Le voyageur qui débarque à Cefalù, à quelques cinquante kilomètres à l’est de Palerme, est frappé par deux choses.
Tout d’abord la Rocca, un promontaire calcaire de 270 mètres de hauteur, dominant la ville comme une verrue ou plus noblement une tête d’escargot, cette dernière analogie ayant peut-être donné, d’après le grec Kephaloidion dérivé de képhalos, tête, son nom à la vielle cité. La Rocca est certainement spectaculaire, mais à peine moins remarquable que l’accent grave qui surmonte, tel un chapeau de carnaval, le U final de Cefalù.
La lettre isolée U se prononçant toujours ou en italien, quelle est son utilité? Existe-t-il des U accent aigu? J’en cherche encore, mais ce n’est pas ma première perplexité face à l’italien, une langue supposément facile qui se révèle à l’usage, comme les couloirs d’un château médiéval, semée d’oubliettes et de chausse-trappes.

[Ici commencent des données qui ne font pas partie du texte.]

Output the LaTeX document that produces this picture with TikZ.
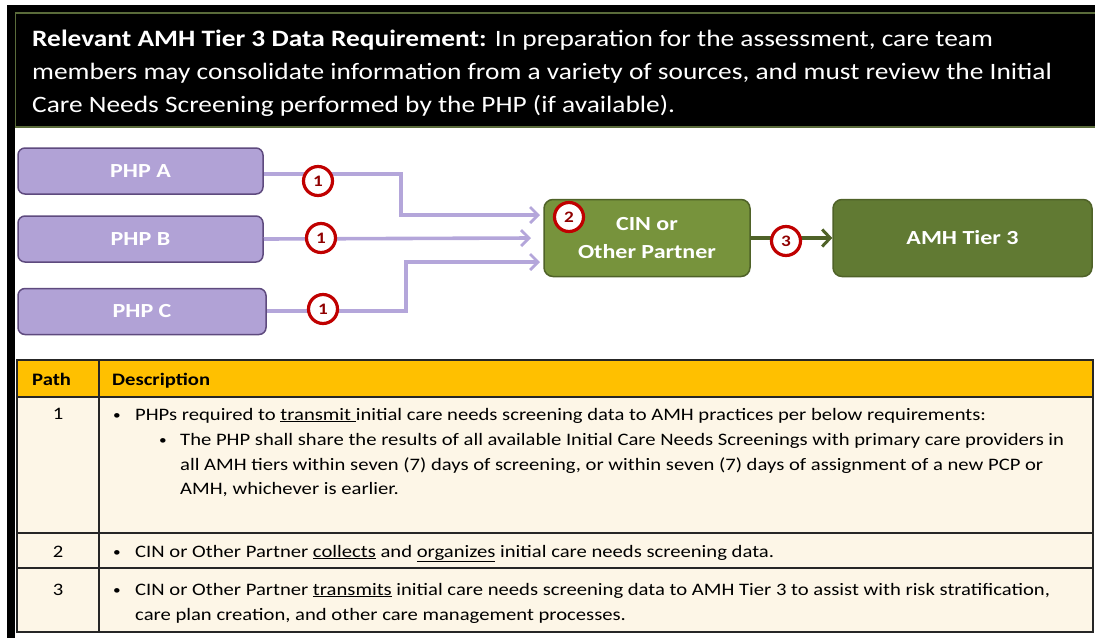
\documentclass[tikz,border=0pt]{standalone}
\usepackage{fontspec}
\setmainfont{Carlito}
\newfontfamily\hdfont[FakeStretch=1.165]{Carlito}
\newfontfamily\tbfont[FakeStretch=1.18]{Carlito}
\newfontfamily\bxfont[FakeStretch=1.2]{Carlito}
\usetikzlibrary{arrows.meta}
\definecolor{phpfill}{HTML}{B1A2D6}
\definecolor{phpdraw}{HTML}{5E4A7E}
\definecolor{conncol}{HTML}{B4A6DA}
\definecolor{redc}{HTML}{C00000}
\definecolor{cinfill}{HTML}{77933C}
\definecolor{amhfill}{HTML}{617A33}
\definecolor{darkgreen}{HTML}{4F6228}
\definecolor{gold}{HTML}{FFC000}
\definecolor{cream}{HTML}{FDF6E7}
\definecolor{olive}{HTML}{5A6B3A}
\newcommand{\bul}{{\fontsize{13}{13}\selectfont\raisebox{1pt}{•}}}
\begin{document}
\begin{tikzpicture}[x=1pt,y=-1pt,
  phpbox/.style={draw=phpdraw,line width=1.5pt,fill=phpfill,rounded corners=7pt,minimum width=245pt,minimum height=46pt,inner sep=0pt,text=white,font=\bxfont\bfseries\fontsize{20}{24}\selectfont},
  greenbox/.style={draw=darkgreen,line width=1.5pt,rounded corners=9pt,minimum height=77pt,inner sep=0pt,text=white,align=center,font=\bxfont\bfseries\fontsize{20}{28}\selectfont},
  conn/.style={draw=conncol,line width=3.6pt,-{Straight Barb[length=8pt,width=16pt,line width=2.8pt]}},
  num/.style={circle,draw=redc,line width=3.2pt,fill=white,minimum size=29pt,inner sep=0pt,text=redc!75!black,font=\bxfont\bfseries\fontsize{16}{16}\selectfont},
  hdtext/.style={anchor=base west,inner sep=0pt,text=white,font=\hdfont\fontsize{23.5}{28}\selectfont},
  tbtext/.style={anchor=base west,inner sep=0pt,font=\tbfont\fontsize{17.5}{21}\selectfont},
  tbcenter/.style={anchor=base,inner sep=0pt,font=\tbfont\fontsize{17.5}{21}\selectfont},
  tbline/.style={draw=black!85,line width=1.5pt}]
\useasboundingbox (0,0) rectangle (1095,638);
% outer black frame
\fill[black] (7,5) rectangle (1095,13);
\fill[black] (7,5) rectangle (15,638);
% header box
\draw[fill=black,draw=olive,line width=1.5pt] (15.5,13) rectangle (1096,127);
\node[hdtext] (h1) at (32,46) {\textbf{Relevant AMH Tier 3 Data Requirement:} In preparation for the assessment, care team};
\node[hdtext] (h2) at (32,79) {members may consolidate information from a variety of sources, and must review the Initial};
\node[hdtext] (h3) at (32,112) {Care Needs Screening performed by the PHP (if available).};
% PHP boxes
\node[phpbox] (phpA) at (140.5,171) {PHP A};
\node[phpbox] (phpB) at (140.5,239) {PHP B};
\node[phpbox,minimum width=248pt] (phpC) at (142,311.5) {PHP C};
% green boxes
\node[greenbox,fill=cinfill,minimum width=206pt] (cin) at (647,238) {CIN or\\Other Partner};
\node[greenbox,fill=amhfill,minimum width=259pt] (amh) at (962.5,238) {AMH Tier 3};
% connectors
\coordinate (endA) at (540,215);
\coordinate (endB) at (531,238);
\coordinate (endC) at (540,262);
\coordinate (turnA) at (401,215);
\coordinate (turnC) at (406,262);
\draw[conn] (phpA.east |- 0,174) -| (turnA) -- (endA);
\draw[conn] (phpB.east) -- (endB);
\draw[conn] (phpC.east |- 0,311) -| (turnC) -- (endC);
\draw[draw=darkgreen,line width=4pt,-{Straight Barb[length=8pt,width=17pt,line width=3pt]}] (cin.east) -- (amh.west);
% numbers
\node[num] (n1a) at (318,181) {1};
\node[num] (n1b) at (321,238) {1};
\node[num] (n1c) at (323,309) {1};
\node[num] (n2) at (569,217) {2};
\node[num] (n3) at (786,241) {3};
% table
\fill[gold] (17,360) rectangle (1093,397);
\fill[cream] (17,397) rectangle (1093,632);
\draw[tbline] (17,360) rectangle (1093,632);
\draw[tbline] (17,397) -- (1093,397);
\draw[tbline] (17,533) -- (1093,533);
\draw[tbline] (17,568) -- (1093,568);
\draw[tbline] (99,360) -- (99,632);
\node[tbtext] (thp) at (32,385) {\bfseries Path};
\node[tbtext] (thd) at (112,385) {\bfseries Description};
\node[tbcenter] (r1n) at (58,419.5) {1};
\node[tbtext] (r1b) at (113,420) {\bul};
\node[tbtext] (r1a) at (135,420) {PHPs required to \underline{transmit\ }initial care needs screening data to AMH practices per below requirements:};
\node[tbtext] (r1sb) at (159,445) {\bul};
\node[tbtext] (r1s1) at (180,445) {The PHP shall share the results of all available Initial Care Needs Screenings with primary care providers in};
\node[tbtext] (r1s2) at (180,470) {all AMH tiers within seven (7) days of screening, or within seven (7) days of assignment of a new PCP or};
\node[tbtext] (r1s3) at (180,494.5) {AMH, whichever is earlier.};
\node[tbcenter] (r2n) at (58,557) {2};
\node[tbtext] (r2b) at (113,557) {\bul};
\node[tbtext] (r2a) at (135,557) {CIN or Other Partner \underline{collects} and \underline{organizes} initial care needs screening data.};
\node[tbcenter] (r3n) at (58,595) {3};
\node[tbtext] (r3b) at (113,595) {\bul};
\node[tbtext] (r3a) at (135,595) {CIN or Other Partner \underline{transmits} initial care needs screening data to AMH Tier 3 to assist with risk stratification,};
\node[tbtext] (r3c) at (135,620) {care plan creation, and other care management processes.};
\end{tikzpicture}
\end{document}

Quoi qu’il en soit, le voyageur tirant sa valise à roulettes vers le centre de Cefalù tombe bientôt sous le charme d’une petite ville extraordinaire. Ce n’est pas parce qu’un lieu charmant devient touristique qu’il cesse d’être charmant. Du moins, pas tout de suite. Il existe une période de grâce pendant laquelle les deux états peuvent cohabiter, notamment en basse-saison. En arpentant les rues étroites de la vieille ville, en s’introduisant dans les passages obscurs qui séparent des pâtés de maison dont certains semblent dater des Croisades, le voyageur ressent un authentique frisson, d’autant plus que les locaux traitent l’invasion planétaire avec un sain mépris. Curieusement, dans cet espace traversé par des bipèdes parlant plus de vingt langues internationales, les habitants de Cefalù semblent trouver moyen de mener une existence presque normale, peut-être parce qu’ils tirent l’essentiel de leur subsistance des retombées, que ces dernières soient des factures de restaurant, de boutiques ou de services.
Le tout est peut-être favorisé, en cette éternelle fin de saison dystopique, par un temps estival, vingt-quatre, vingt-cinq, vingt-six, vingt-sept degrés, qui n’en finit plus de finir. La mer est chaude, les itinérants numériques se font toujours rôtir sur la spiaggia, le soir venu tout un chacun déguste son Spritz Aperol ou son negroni en manches courtes sur la place du Duomo.
Mais le climat n’est qu’accessoire. Ce qui joue et ce qui jouait il y a deux mille ans, c’est la beauté des lieux, l’extraordinaire convergence de ce rocher, de cette plage, de ces montagnes, de cette mer sur la côte nord de la Sicile, à quelques dizaines de kilomètres de ce Mordor qu’est Pazzolermo, Palerme la folle.
Lawrence Durrell, le grand écrivain irlando-britannique, dont Le Quatuor d’Alexandrie constitue toujours, à mon avis, un des plus grands cycles romanesques du vingtième siècle, a publié en 1961 un livre intitulé Cefalu. L’auteur ayant dérivé vers la fin vers des considérations ésotériques qui annoncent, comme l’œuvre de Kerouac, le psychédélisme, le livre raconte un voyage initiatique où apparaît cet archétype méditerranéen, le Minotaure. Cefalù, la ville où a été tourné le chef d’œuvre Cinema Paradiso, semble ne pas pouvoir échapper à son pouvoir d’évocation. J’y passe quelques jours bienheureux en me disant que, malgré tout, j’aimerais y revenir.
Pourquoi? Je ne sais pas. Il y a certainement le bruit de la mer en bas sur la plage. Il y a ce rocher en forme de verrue et cet accent grave sur le U. Il y a aussi tous ces gens qui déambulent, qui mangent, qui prennent l’apéro les yeux fixés sur l’écran de leur smartphone. Je tu il nous sommes tous ce soir à Gaza, à Bruxelles ou aux États-Unis où – notez l’accent grave – sévit le Triste Soron aux cheveux oranges. Nous ne lisons pas Durrell, nous dansons sur le fil de l’extinction, dans cet été anormal qui n’en finit plus.
Quand il n’y aura plus de smartphones, d’accents graves, de bombes ou de roquettes tuant des civils palestiniens, juifs ou autres, il restera toujours la Rocca.